No weather sealing means afternoon thunderstorms require quick reflexes and a bag. The fixed lens limits your creative options, though the 24-70mm equivalent range covers most situations you'll encounter in the parks.

Canon G7X Mark III (£350-£380)

Canon's G7X has been the vlogger standard for years because it just works. The sensor handles the transition from outdoor brightness to indoor darkness better than cameras twice its price. Live streaming capability means you can broadcast directly to YouTube if that's your thing, though Disney's spotty WiFi makes this more theoretical than practical.

The touch screen responds even when your hands are sweaty, which they will be by 11 AM. Controls make sense without consulting the manual every five minutes.

Image stabilization keeps footage watchable when you're walking and talking, though it's not quite as smooth as Sony's offering. Close enough for park vlogs where perfection isn't the goal.

DJI Osmo Pocket 3 (£400)

This one breaks the mold. It's a gimbal and camera combined, about the size of a candy bar. The mechanical stabilization produces footage so smooth it looks fake, and the rotating screen works in any orientation.

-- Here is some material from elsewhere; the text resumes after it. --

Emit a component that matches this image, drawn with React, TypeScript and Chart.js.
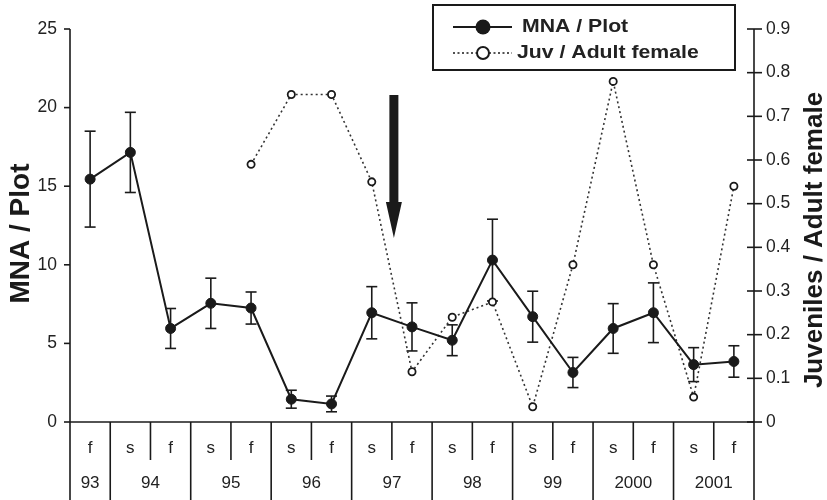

The catch? Audio requires the wireless mic add-on, which pushes you over budget. Without it, you're stuck with adequate-but-not-great built-in sound. Wind noise becomes an issue on Main Street USA when the breeze picks up.

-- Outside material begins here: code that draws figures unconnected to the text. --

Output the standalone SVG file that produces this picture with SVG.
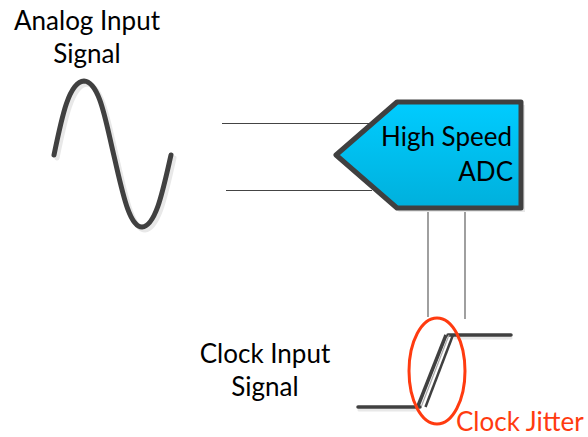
<svg xmlns="http://www.w3.org/2000/svg" width="588" height="437" viewBox="0 0 588 437">
<defs>
<linearGradient id="g" x1="0" y1="0" x2="0" y2="1"><stop offset="0" stop-color="#00ccff"/><stop offset="1" stop-color="#00b0dc"/></linearGradient>
</defs>
<style>
text{font-family:Lato,"Liberation Sans",sans-serif;font-size:26px;fill:#000}
.thin{fill:none;stroke:#444;stroke-width:1}
.gline{fill:none;stroke:#777;stroke-width:1.400}
.w{fill:none;stroke:#404040;stroke-width:5;stroke-linecap:round;stroke-linejoin:round}
.sh{fill:none;stroke:#e8e8e8;stroke-width:5;stroke-linecap:round;stroke-linejoin:round}
</style>
<rect width="588" height="437" fill="#fff"/>
<g id="connectors">
<path class="thin" d="M222 123.500H372"/>
<path class="thin" d="M226 190.500H372"/>
<path class="gline" d="M428 208V317"/>
<path class="gline" d="M465 208V319"/>
</g>
<g id="analog-label"><text x="87" y="30" text-anchor="middle">Analog Input</text><text x="87" y="63" text-anchor="middle">Signal</text></g>
<g id="sine">
<path class="sh" d="M55 157C63 118 70 84 85 83C101 84 107 125 115 158C123 192 130 229 143 229C157 228 164 192 172 157" transform="translate(2,1)"/>
<path class="w" d="M54 155C62 116 69 82 84 81C100 82 106 123 114 156C122 190 129 227 142 227C156 226 163 190 171 155"/>
</g>
<g id="adc">
<path d="M399 105L525 105V212L399 212L339 158Z" fill="#e8e8e8"/>
<path d="M397 102H521V208H397L336 155Z" fill="url(#g)" stroke="#404040" stroke-width="5" stroke-linejoin="round"/>
<text x="512" y="146" text-anchor="end">High Speed</text>
<text x="513" y="181" text-anchor="end">ADC</text>
</g>
<g id="clock-label"><text x="265" y="363" text-anchor="middle">Clock Input</text><text x="265" y="396" text-anchor="middle">Signal</text></g>
<g id="clock-wave">
<path class="sh" style="stroke-width:3" d="M359 408H416M455 336H511" transform="translate(0,2)"/>
<path class="w" style="stroke-width:3.500" d="M358 407H420M448 335H511"/>
<path fill="none" stroke="#404040" stroke-width="3.500" d="M418 406L446 335"/>
<path fill="none" stroke="#404040" stroke-width="2.500" d="M425.500 407L453 335"/>
<path fill="none" stroke="#a8a8a8" stroke-width="1.200" d="M421.500 406L449 335"/>
</g>
<g id="jitter">
<ellipse cx="437" cy="371" rx="28" ry="53" fill="none" stroke="#ff3b10" stroke-width="3"/>
<text x="456" y="431" style="fill:#ff3b10">Clock Jitter</text>
</g>
</svg>
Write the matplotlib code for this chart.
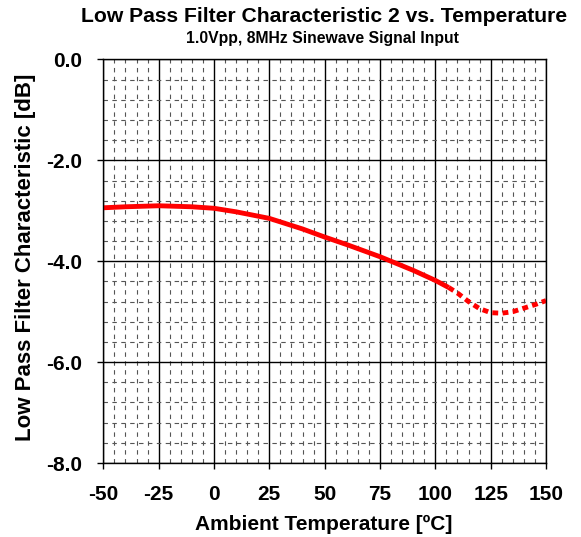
import numpy as np
import matplotlib
matplotlib.use('Agg')
import matplotlib.pyplot as plt
from matplotlib.ticker import MultipleLocator

plt.rcParams['font.family'] = ['Liberation Sans', 'DejaVu Sans']

# measured curve (solid part, then dotted extrapolated part)
temp_solid = [-50, -40, -25, -10, 0, 10, 25, 40, 50, 60, 75, 90, 100, 106]
val_solid = [-2.94, -2.92, -2.90, -2.92, -2.95, -3.02, -3.15, -3.36, -3.52,
             -3.67, -3.91, -4.18, -4.38, -4.52]
temp_dot = [106, 110, 115, 120, 125, 130, 135, 140, 145, 150]
val_dot = [-4.52, -4.63, -4.80, -4.94, -5.02, -5.03, -5.00, -4.93, -4.86, -4.78]

xticks = [-50, -25, 0, 25, 50, 75, 100, 125, 150]
yticks = [0.0, -2.0, -4.0, -6.0, -8.0]

fig = plt.figure(figsize=(5.81, 5.37), dpi=100)
ax = fig.add_axes([0.1778, 0.1378, 0.762, 0.7514])

ax.set_xlim(-50, 150)
ax.set_ylim(-8, 0)
ax.xaxis.set_major_locator(MultipleLocator(25))
ax.xaxis.set_minor_locator(MultipleLocator(5))
ax.yaxis.set_major_locator(MultipleLocator(2))
ax.yaxis.set_minor_locator(MultipleLocator(0.4))

ax.grid(which='major', color='black', linewidth=1.0, linestyle='-')
ax.grid(which='minor', color='#555555', linewidth=0.8, linestyle=(0, (4, 4)))
ax.set_axisbelow(True)

ax.plot(temp_solid, val_solid, color='#ff0000', linewidth=3.5, solid_capstyle='butt')
ax.plot(temp_dot, val_dot, color='#ff0000', linewidth=3.5, linestyle=(0, (1.2, 0.9)))

ax.set_xticks(xticks)
ax.set_xticklabels([str(t) for t in xticks])
ax.set_yticks(yticks)
ax.set_yticklabels(['%.1f' % v for v in yticks])
ax.tick_params(which='major', direction='out', length=4.5, width=1,
               labelsize=15, pad=11)
ax.tick_params(which='minor', length=0)
for lab in ax.get_xticklabels() + ax.get_yticklabels():
    lab.set_fontweight('bold')

for s in ax.spines.values():
    s.set_linewidth(1.0)
    s.set_color('black')

fig.text(324/581, 1 - 524/537, 'Ambient Temperature [ºC]',
         ha='center', va='center', fontsize=15, fontweight='bold')
fig.text(26/581, 1 - 257/537, 'Low Pass Filter Characteristic [dB]',
         ha='center', va='center', rotation=90, fontsize=16, fontweight='bold')

fig.text(324/581, 1 - 17/537, 'Low Pass Filter Characteristic 2 vs. Temperature',
         ha='center', va='center', fontsize=15.2, fontweight='bold')
fig.text(323/581, 1 - 39/537, '1.0Vpp, 8MHz Sinewave Signal Input',
         ha='center', va='center', fontsize=11.3, fontweight='bold')

fig.savefig('out.png', dpi=100)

Battery life hits about 116 minutes, which sounds good until you realize that's total recording time, not standby. The thing drains even when you're not filming.

What About Phones?

Your iPhone or Samsung flagship will produce better video than any camera on this list. The problem isn't quality, it's practicality. Using your phone means draining the battery you need for park tickets, Lightning Lanes, and the My Disney Experience app that controls your entire day.

Phones also lack proper audio inputs, so you're stuck with whatever the built-in mic picks up. In crowded parks, that's mostly other people's conversations and screaming children.

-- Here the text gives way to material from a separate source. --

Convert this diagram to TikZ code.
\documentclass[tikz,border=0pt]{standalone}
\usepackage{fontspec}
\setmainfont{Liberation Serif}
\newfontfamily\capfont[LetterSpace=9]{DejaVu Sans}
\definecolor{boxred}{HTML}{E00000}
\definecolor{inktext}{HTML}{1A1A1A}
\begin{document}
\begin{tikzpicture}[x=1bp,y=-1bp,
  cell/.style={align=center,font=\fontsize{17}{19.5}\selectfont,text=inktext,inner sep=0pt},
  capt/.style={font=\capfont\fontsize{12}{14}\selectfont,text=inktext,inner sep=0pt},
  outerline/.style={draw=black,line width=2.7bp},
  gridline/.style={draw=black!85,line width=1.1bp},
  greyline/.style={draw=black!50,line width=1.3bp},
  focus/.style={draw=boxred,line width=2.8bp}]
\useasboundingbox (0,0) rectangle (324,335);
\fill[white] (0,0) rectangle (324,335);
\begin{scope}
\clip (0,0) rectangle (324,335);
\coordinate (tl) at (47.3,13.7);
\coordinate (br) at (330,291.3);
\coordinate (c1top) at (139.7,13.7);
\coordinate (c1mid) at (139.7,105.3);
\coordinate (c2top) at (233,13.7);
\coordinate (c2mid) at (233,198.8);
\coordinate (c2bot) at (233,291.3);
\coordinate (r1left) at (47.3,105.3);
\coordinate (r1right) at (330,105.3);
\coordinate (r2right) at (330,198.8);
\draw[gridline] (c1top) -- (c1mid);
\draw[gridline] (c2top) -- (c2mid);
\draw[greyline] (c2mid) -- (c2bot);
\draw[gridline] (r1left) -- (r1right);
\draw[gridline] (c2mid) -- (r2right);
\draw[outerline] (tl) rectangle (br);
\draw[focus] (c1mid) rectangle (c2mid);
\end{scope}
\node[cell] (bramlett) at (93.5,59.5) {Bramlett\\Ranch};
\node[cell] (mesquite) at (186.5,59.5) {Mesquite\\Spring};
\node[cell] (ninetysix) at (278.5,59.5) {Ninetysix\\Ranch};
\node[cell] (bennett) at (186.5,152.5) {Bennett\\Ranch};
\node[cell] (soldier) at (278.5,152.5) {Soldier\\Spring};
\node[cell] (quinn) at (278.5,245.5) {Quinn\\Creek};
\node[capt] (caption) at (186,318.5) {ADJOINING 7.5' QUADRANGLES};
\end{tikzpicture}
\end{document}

The Accessories That Matter

Budget £50 for a Joby GorillaPod or similar flexible tripod. You'll use it constantly for group shots, table-service restaurant footage, and setting up time-lapses while you wait in line.

A basic lavalier mic (£20-30) transforms audio quality. Wind protection matters more than frequency response when you're filming outdoors all day.

Skip the fancy camera bags. A basic padded case that fits in your park bag works fine. You're not hiking the backcountry, you're walking on pavement.

The Honest Take

If you're choosing one camera and one camera only, the Sony ZV-1 edges ahead. It handles the specific challenges of park vlogging better than anything else in this price range. The autofocus alone saves more shots than any other feature.

But the Canon G7X Mark III sits right behind it, and if you find one on sale for £330, grab it. The difference in footage quality won't matter to anyone watching on a phone screen, which is where 90% of your audience will be.

The DJI Osmo Pocket 3 makes sense if you already own decent wireless mics and want that gimbal smoothness. Otherwise, the Sony gives you more versatility for the same money.

What You Don't Need

Interchangeable lenses sound appealing until you're changing glass in 95-degree heat while trying not to drop anything. Fixed-lens cameras simplify everything.

4K at 60fps eats storage and battery life. Most of your footage will end up at 1080p anyway after YouTube compression. Save the storage space for more clips instead of marginal quality improvements nobody will notice.

External monitors, rigs, and cages turn you into that person blocking walkways with a production setup. Keep it simple. You're documenting a vacation, not shooting a Netflix series.

The camera that gets used beats the camera that stays in your bag because it's too complicated or too heavy. Pick something you'll actually want to pull out when the moment matters, and you'll end up with better footage than someone wielding a £2,000 setup they're afraid to use.